JOB - Skip the pictures and quote all of the lines exactly.

DATA BLOCK -
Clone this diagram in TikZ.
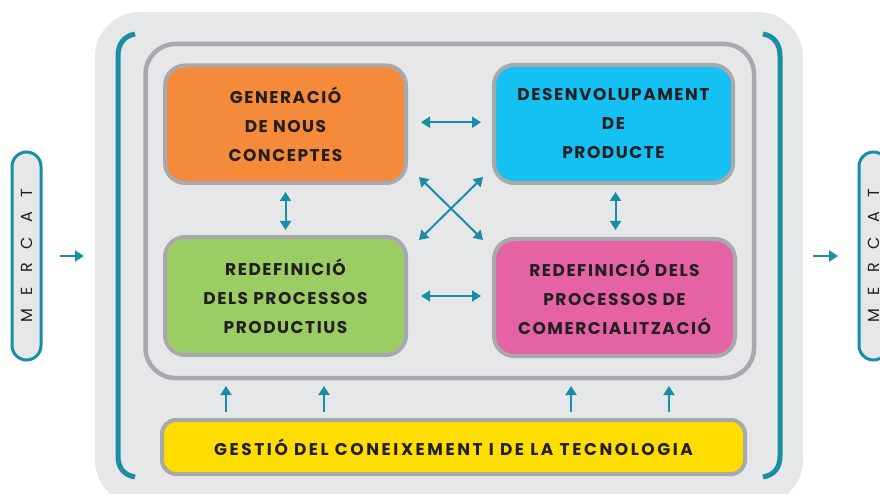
\documentclass[tikz,border=0pt]{standalone}
\usepackage{fontspec}
\setmainfont{Poppins}
\usetikzlibrary{arrows.meta}
\definecolor{grayl}{HTML}{E6E7E8}
\definecolor{grayb}{HTML}{A7A9AC}
\definecolor{tealc}{HTML}{1A8DA5}
\definecolor{orangec}{HTML}{F58A3A}
\definecolor{bluec}{HTML}{15C0F2}
\definecolor{greenc}{HTML}{9BCD64}
\definecolor{pinkc}{HTML}{E563A4}
\definecolor{yellowc}{HTML}{FFDD00}
\definecolor{textc}{HTML}{231F20}
\newcommand\boxfont{\fontsize{17}{29}\selectfont\bfseries\addfontfeatures{LetterSpace=9}}
\newcommand\widefont{\fontsize{17}{29}\selectfont\bfseries\addfontfeatures{LetterSpace=15}}
\newcommand\mercatfont{\fontsize{16}{18}\selectfont\addfontfeatures{LetterSpace=88}}
\tikzset{
  panelbox/.style={fill=grayl, draw=none, rounded corners=45pt, inner sep=0pt},
  framebox/.style={draw=grayb, line width=4.5pt, rounded corners=30pt, inner sep=0pt},
  box/.style={draw=grayb, line width=4pt, rounded corners=20pt, inner sep=0pt, align=center, text=textc, font=\boxfont},
  bracket/.style={draw=tealc, line width=5pt},
  conn/.style={draw=tealc, line width=2pt, {Triangle[length=9pt,width=11pt]}-{Triangle[length=9pt,width=11pt]}},
  onearrow/.style={draw=tealc, line width=2pt, -{Triangle[length=9pt,width=11pt]}},
  pill/.style={draw=tealc, line width=3pt, fill=grayl, rounded corners=14.5pt, minimum width=208pt, minimum height=29pt, inner sep=0pt, rotate=90, text=textc, font=\mercatfont},
}
\begin{document}
\begin{tikzpicture}[x=1pt,y=-1pt]
\useasboundingbox (0,0) rectangle (880,494);
\fill[white] (0,0) rectangle (880,494);
% background panel
\node[panelbox, minimum width=708pt, minimum height=493pt] (panel) at (449,258.5) {};
% brackets
\draw[bracket] (135,34) .. controls (124,36) and (118,44) .. (118,56) -- (118,456) .. controls (118,468) and (124,475) .. (135,477);
\draw[bracket] (763,34) .. controls (774,36) and (780,44) .. (780,56) -- (780,456) .. controls (780,468) and (774,475) .. (763,477);
% inner frame
\node[framebox, minimum width=608.5pt, minimum height=334pt] (frame) at (449.75,211) {};
% boxes
\node[box, fill=orangec, minimum width=241pt, minimum height=117.5pt] (gen) at (285.5,124.25) {GENERACIÓ\\DE NOUS\\CONCEPTES};
\node[box, fill=bluec, minimum width=239pt, minimum height=118pt] (dev) at (613.5,124) {DESENVOLUPAMENT\\DE\\PRODUCTE};
\node[box, fill=greenc, minimum width=241pt, minimum height=118pt] (prod) at (285.5,296) {REDEFINICIÓ\\DELS PROCESSOS\\PRODUCTIUS};
\node[box, fill=pinkc, minimum width=241pt, minimum height=117pt] (com) at (614.5,297.5) {REDEFINICIÓ DELS\\PROCESSOS DE\\COMERCIALITZACIÓ};
\node[box, fill=yellowc, rounded corners=14pt, minimum width=583pt, minimum height=54pt, font=\widefont] (gest) at (453.5,447) {GESTIÓ DEL CONEIXEMENT I DE LA TECNOLOGIA};
% connectors between boxes
\draw[conn, shorten <=13pt, shorten >=11pt] ([yshift=2pt]gen.east) -- ([yshift=2pt]gen.east -| dev.west);
\draw[conn, shorten <=13pt, shorten >=11pt] (prod.east) -- (prod.east -| com.west);
\draw[conn, shorten <=7pt, shorten >=5pt] (gen.south) -- (prod.north);
\draw[conn, shorten <=7pt, shorten >=7pt] ([xshift=2pt]dev.south) -- ([xshift=2pt]dev.south |- com.north);
\coordinate (d1) at (419,177);
\coordinate (d2) at (483,240);
\coordinate (d3) at (483,177);
\coordinate (d4) at (419,240);
\draw[conn] (d1) -- (d2);
\draw[conn] (d3) -- (d4);
% up arrows
\foreach \i/\xx in {1/226,2/324,3/571,4/669}{
  \coordinate (u\i) at (\xx,400);
  \draw[onearrow, shorten <=6pt, shorten >=5.75pt] (gest.north -| u\i) -- (frame.south -| u\i);
}
% market pills
\node[pill] (mL) at (26.5,256) {MERCAT};
\node[pill] (mR) at (873.5,256) {MERCAT};
\draw[onearrow, shorten <=33.5pt, shorten >=11pt] (mL.center) -- (mL.center -| panel.west);
\draw[onearrow, shorten <=10pt, shorten >=35.5pt] (mR.center -| panel.east) -- (mR.center);
\end{tikzpicture}
\end{document}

OUTPUT -
Clone this diagram in TikZ.
\documentclass[tikz,border=0pt]{standalone}
\usepackage{fontspec}
\setmainfont{Poppins}
\usetikzlibrary{arrows.meta}
\definecolor{grayl}{HTML}{E6E7E8}
\definecolor{grayb}{HTML}{A7A9AC}
\definecolor{tealc}{HTML}{1A8DA5}
\definecolor{orangec}{HTML}{F58A3A}
\definecolor{bluec}{HTML}{15C0F2}
\definecolor{greenc}{HTML}{9BCD64}
\definecolor{pinkc}{HTML}{E563A4}
\definecolor{yellowc}{HTML}{FFDD00}
\definecolor{textc}{HTML}{231F20}
\newcommand\boxfont{\fontsize{17}{29}\selectfont\bfseries\addfontfeatures{LetterSpace=9}}
\newcommand\widefont{\fontsize{17}{29}\selectfont\bfseries\addfontfeatures{LetterSpace=15}}
\newcommand\mercatfont{\fontsize{16}{18}\selectfont\addfontfeatures{LetterSpace=88}}
\tikzset{
  panelbox/.style={fill=grayl, draw=none, rounded corners=45pt, inner sep=0pt},
  framebox/.style={draw=grayb, line width=4.5pt, rounded corners=30pt, inner sep=0pt},
  box/.style={draw=grayb, line width=4pt, rounded corners=20pt, inner sep=0pt, align=center, text=textc, font=\boxfont},
  bracket/.style={draw=tealc, line width=5pt},
  conn/.style={draw=tealc, line width=2pt, {Triangle[length=9pt,width=11pt]}-{Triangle[length=9pt,width=11pt]}},
  onearrow/.style={draw=tealc, line width=2pt, -{Triangle[length=9pt,width=11pt]}},
  pill/.style={draw=tealc, line width=3pt, fill=grayl, rounded corners=14.5pt, minimum width=208pt, minimum height=29pt, inner sep=0pt, rotate=90, text=textc, font=\mercatfont},
}
\begin{document}
\begin{tikzpicture}[x=1pt,y=-1pt]
\useasboundingbox (0,0) rectangle (880,494);
\fill[white] (0,0) rectangle (880,494);
% background panel
\node[panelbox, minimum width=708pt, minimum height=493pt] (panel) at (449,258.5) {};
% brackets
\draw[bracket] (135,34) .. controls (124,36) and (118,44) .. (118,56) -- (118,456) .. controls (118,468) and (124,475) .. (135,477);
\draw[bracket] (763,34) .. controls (774,36) and (780,44) .. (780,56) -- (780,456) .. controls (780,468) and (774,475) .. (763,477);
% inner frame
\node[framebox, minimum width=608.5pt, minimum height=334pt] (frame) at (449.75,211) {};
% boxes
\node[box, fill=orangec, minimum width=241pt, minimum height=117.5pt] (gen) at (285.5,124.25) {GENERACIÓ\\DE NOUS\\CONCEPTES};
\node[box, fill=bluec, minimum width=239pt, minimum height=118pt] (dev) at (613.5,124) {DESENVOLUPAMENT\\DE\\PRODUCTE};
\node[box, fill=greenc, minimum width=241pt, minimum height=118pt] (prod) at (285.5,296) {REDEFINICIÓ\\DELS PROCESSOS\\PRODUCTIUS};
\node[box, fill=pinkc, minimum width=241pt, minimum height=117pt] (com) at (614.5,297.5) {REDEFINICIÓ DELS\\PROCESSOS DE\\COMERCIALITZACIÓ};
\node[box, fill=yellowc, rounded corners=14pt, minimum width=583pt, minimum height=54pt, font=\widefont] (gest) at (453.5,447) {GESTIÓ DEL CONEIXEMENT I DE LA TECNOLOGIA};
% connectors between boxes
\draw[conn, shorten <=13pt, shorten >=11pt] ([yshift=2pt]gen.east) -- ([yshift=2pt]gen.east -| dev.west);
\draw[conn, shorten <=13pt, shorten >=11pt] (prod.east) -- (prod.east -| com.west);
\draw[conn, shorten <=7pt, shorten >=5pt] (gen.south) -- (prod.north);
\draw[conn, shorten <=7pt, shorten >=7pt] ([xshift=2pt]dev.south) -- ([xshift=2pt]dev.south |- com.north);
\coordinate (d1) at (419,177);
\coordinate (d2) at (483,240);
\coordinate (d3) at (483,177);
\coordinate (d4) at (419,240);
\draw[conn] (d1) -- (d2);
\draw[conn] (d3) -- (d4);
% up arrows
\foreach \i/\xx in {1/226,2/324,3/571,4/669}{
  \coordinate (u\i) at (\xx,400);
  \draw[onearrow, shorten <=6pt, shorten >=5.75pt] (gest.north -| u\i) -- (frame.south -| u\i);
}
% market pills
\node[pill] (mL) at (26.5,256) {MERCAT};
\node[pill] (mR) at (873.5,256) {MERCAT};
\draw[onearrow, shorten <=33.5pt, shorten >=11pt] (mL.center) -- (mL.center -| panel.west);
\draw[onearrow, shorten <=10pt, shorten >=35.5pt] (mR.center -| panel.east) -- (mR.center);
\end{tikzpicture}
\end{document}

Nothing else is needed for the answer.